Photo of a fan with "Jakob Jakobsen", the Danish edition of my book "Jamie's Story." 
This very young man hasn't yet learned to email, so it's his mother who sent me this photo, and told me how much he loves this book. (And yes, she gave me permission to use it in this post.) Over the years, many adults have told me how much one of my books meant to them as a child. Perhaps this fan will also, one day, do the same. 
Is there any better reward for one's life work than this?

Thursday, June 8, 2017


Though I was very familiar with her visual work, I did not know the name of this American illustrator, Maginel Wright Enright, until doing research for June's illustrator birthday. And I was surprised to learn that she was the sister of the architect Frank Lloyd Wright.
Women's Home Companion
Enright was born on June 19, 1881, and died on April 18, 1966. She was a very productive illustrator, creating images for advertising...
...women's magazines...and educational publishers.

Her first venture into children's book illustration was for the series "The Twinkle Tales", which were written by Laura Bancroft.

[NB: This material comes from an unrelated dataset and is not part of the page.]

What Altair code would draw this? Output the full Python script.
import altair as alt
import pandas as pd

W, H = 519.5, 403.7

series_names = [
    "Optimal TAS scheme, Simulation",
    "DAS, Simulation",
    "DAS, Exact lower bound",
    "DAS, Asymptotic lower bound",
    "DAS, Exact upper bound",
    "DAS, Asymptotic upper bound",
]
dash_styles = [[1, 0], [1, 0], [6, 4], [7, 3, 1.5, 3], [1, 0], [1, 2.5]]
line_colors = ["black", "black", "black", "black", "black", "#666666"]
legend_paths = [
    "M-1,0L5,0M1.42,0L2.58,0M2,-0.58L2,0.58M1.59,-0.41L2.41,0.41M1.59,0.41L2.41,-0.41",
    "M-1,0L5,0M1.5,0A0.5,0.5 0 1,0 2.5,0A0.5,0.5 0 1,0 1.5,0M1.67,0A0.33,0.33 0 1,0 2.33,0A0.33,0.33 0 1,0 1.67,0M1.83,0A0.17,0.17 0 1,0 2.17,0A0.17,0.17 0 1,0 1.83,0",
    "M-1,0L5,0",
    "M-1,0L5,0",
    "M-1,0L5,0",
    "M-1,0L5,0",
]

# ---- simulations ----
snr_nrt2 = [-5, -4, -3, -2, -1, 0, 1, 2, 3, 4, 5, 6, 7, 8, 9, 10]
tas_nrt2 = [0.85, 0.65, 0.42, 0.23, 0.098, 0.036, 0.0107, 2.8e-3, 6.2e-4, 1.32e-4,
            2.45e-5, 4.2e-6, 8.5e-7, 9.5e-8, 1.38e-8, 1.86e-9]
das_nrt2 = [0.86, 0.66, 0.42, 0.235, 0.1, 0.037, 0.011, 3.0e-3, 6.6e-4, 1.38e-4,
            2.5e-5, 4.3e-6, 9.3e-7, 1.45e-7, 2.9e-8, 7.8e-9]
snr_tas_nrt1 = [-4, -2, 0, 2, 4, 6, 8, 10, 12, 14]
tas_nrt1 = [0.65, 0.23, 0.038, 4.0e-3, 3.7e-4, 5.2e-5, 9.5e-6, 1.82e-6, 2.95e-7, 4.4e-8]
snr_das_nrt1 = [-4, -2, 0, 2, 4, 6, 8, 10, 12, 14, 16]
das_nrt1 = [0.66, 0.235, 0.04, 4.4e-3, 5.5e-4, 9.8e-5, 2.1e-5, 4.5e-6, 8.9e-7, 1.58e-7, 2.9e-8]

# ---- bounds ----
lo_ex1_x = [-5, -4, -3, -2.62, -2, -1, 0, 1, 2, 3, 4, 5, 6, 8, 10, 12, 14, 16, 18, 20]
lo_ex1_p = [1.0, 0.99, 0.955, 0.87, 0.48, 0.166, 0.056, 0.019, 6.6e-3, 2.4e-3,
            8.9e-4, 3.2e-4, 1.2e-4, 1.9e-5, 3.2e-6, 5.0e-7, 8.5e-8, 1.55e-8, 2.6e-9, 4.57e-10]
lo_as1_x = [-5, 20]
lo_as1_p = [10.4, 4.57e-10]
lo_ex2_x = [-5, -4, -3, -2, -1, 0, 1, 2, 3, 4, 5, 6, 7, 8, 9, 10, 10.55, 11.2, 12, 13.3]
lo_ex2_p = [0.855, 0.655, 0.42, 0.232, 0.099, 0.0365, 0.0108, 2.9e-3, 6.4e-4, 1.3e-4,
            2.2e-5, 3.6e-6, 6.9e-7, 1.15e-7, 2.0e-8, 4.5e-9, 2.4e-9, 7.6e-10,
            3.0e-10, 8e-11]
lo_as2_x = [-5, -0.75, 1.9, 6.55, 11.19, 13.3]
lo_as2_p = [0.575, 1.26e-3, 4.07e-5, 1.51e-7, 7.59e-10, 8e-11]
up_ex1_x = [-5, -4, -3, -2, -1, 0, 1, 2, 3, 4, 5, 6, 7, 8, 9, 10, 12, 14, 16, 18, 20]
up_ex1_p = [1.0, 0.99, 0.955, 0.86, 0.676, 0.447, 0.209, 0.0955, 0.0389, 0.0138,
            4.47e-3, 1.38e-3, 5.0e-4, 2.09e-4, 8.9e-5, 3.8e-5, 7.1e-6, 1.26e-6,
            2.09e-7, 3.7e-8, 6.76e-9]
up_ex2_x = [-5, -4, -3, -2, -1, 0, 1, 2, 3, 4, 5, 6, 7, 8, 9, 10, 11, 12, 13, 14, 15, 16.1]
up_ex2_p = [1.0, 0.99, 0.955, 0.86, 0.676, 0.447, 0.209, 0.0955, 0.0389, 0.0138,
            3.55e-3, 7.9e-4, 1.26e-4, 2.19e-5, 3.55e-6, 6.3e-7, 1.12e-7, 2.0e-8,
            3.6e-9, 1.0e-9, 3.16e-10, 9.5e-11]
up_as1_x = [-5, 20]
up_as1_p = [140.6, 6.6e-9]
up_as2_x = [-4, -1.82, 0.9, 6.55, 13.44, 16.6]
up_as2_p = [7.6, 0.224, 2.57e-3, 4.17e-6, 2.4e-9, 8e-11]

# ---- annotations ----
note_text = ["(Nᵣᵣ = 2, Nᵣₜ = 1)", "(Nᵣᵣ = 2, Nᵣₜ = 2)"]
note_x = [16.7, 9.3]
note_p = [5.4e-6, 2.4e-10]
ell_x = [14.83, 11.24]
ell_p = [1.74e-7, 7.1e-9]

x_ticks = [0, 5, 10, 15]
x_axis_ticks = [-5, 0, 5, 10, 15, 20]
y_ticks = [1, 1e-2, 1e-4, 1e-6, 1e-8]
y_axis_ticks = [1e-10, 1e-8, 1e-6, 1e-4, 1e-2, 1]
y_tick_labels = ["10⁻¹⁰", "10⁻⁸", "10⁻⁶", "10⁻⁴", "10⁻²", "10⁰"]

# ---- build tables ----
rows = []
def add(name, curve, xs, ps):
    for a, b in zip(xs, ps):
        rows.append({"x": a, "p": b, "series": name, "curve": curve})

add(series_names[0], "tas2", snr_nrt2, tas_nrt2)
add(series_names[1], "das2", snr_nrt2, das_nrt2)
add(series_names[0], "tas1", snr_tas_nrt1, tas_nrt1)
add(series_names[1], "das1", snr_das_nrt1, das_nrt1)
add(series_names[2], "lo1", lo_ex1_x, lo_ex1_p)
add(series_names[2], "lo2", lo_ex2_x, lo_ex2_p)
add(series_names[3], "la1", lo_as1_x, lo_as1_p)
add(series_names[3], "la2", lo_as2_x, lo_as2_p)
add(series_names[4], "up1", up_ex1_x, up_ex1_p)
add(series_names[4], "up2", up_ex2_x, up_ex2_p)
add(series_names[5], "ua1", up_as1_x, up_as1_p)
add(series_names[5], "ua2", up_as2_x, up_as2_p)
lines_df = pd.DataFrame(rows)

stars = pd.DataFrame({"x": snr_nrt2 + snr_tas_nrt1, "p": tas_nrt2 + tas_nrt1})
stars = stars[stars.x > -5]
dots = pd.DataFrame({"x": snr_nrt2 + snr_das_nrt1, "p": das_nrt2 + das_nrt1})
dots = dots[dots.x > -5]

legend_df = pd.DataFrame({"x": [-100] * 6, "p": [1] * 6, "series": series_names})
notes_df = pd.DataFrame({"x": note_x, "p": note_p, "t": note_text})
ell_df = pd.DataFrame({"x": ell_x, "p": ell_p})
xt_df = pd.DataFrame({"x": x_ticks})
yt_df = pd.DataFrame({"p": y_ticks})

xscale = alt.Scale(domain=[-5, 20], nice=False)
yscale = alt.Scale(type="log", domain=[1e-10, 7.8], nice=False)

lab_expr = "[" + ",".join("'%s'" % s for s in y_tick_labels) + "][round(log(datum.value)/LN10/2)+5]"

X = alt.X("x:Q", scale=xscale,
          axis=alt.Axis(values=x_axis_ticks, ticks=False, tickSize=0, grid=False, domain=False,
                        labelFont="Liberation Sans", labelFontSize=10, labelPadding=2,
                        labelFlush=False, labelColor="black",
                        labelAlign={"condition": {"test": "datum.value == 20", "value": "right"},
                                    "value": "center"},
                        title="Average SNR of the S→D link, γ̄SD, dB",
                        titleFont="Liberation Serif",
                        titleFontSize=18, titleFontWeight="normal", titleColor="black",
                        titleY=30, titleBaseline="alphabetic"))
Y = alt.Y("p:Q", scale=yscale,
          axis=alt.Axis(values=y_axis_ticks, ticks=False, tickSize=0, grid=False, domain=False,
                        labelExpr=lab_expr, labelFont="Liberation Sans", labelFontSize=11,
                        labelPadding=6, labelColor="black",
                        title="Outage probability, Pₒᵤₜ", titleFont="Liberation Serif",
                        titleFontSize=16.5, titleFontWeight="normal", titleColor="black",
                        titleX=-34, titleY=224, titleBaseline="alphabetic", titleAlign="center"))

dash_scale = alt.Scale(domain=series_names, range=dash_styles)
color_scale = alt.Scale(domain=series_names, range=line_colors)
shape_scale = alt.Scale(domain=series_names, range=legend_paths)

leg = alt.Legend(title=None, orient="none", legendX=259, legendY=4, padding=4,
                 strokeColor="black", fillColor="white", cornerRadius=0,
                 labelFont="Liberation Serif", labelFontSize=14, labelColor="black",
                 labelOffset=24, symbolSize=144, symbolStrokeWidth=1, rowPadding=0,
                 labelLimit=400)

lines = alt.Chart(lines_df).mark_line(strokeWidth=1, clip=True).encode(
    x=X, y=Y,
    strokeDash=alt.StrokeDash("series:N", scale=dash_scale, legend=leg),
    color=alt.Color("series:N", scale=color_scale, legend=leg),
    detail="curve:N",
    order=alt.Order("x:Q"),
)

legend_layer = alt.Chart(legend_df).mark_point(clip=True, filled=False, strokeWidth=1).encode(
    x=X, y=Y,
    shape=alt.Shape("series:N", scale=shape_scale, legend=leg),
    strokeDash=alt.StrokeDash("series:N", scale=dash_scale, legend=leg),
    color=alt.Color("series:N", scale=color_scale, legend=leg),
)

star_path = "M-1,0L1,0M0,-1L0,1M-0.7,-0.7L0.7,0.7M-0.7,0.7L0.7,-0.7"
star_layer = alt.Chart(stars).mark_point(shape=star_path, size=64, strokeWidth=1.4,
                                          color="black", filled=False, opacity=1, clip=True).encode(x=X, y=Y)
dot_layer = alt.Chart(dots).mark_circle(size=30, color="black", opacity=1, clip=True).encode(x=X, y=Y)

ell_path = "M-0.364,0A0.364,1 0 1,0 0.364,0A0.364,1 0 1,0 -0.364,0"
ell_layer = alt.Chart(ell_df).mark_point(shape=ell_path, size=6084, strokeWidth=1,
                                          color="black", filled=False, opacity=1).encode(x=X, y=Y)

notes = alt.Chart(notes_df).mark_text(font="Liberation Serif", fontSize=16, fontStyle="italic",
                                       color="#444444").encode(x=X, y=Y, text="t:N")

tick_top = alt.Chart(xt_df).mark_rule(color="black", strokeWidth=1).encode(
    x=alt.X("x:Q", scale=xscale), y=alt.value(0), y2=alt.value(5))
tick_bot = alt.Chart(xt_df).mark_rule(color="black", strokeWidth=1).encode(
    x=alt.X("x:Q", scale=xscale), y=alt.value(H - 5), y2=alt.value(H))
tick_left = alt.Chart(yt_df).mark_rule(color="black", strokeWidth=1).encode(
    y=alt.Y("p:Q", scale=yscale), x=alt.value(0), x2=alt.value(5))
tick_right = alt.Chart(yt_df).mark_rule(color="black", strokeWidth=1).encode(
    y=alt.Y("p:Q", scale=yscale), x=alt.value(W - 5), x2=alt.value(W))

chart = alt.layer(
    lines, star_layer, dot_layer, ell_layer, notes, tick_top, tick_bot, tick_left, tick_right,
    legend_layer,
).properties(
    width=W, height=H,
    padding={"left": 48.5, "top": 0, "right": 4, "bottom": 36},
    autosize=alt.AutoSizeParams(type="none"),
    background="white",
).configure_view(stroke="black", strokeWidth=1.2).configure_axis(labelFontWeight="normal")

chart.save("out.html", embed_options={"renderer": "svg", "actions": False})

From "The Twinkle Tales"---I don't know which volume
Laura Bancroft was in fact a pen name for Frank Baum, the author of "The Wizard of Oz" books! Another surprise as I researched this illustrator.

Enright's style matured as she went on to illustrate more than 60 books for children...

...including editions of "Hans Brinker, or, The Silver Skates"...

...and "Heidi".

The Market
Not all of her work was done in full color. This piece was created with just 3 colors, black, orange, and blue---the use of limited color being the custom for much of illustration during her time. The 3 colors are used together in varying percentages to create a palette with a variety of hue and strength.
An Enchanted Conversation
Enright's work certainly reflects the illustration styles popular during the early 1900's...
Babes In The Woods---created with just 2 colors, blue and black
...the years when she was producing most of her work.
  But Enright was no copyist or slave of fashion. Her work is strong, skillful, timeless, with a wonderful and easily recognized personality. Like many women artists, she is relatively unknown today. Let's honor her by looking for her illustrations as we browse used book stores, antique shops, and online auctions!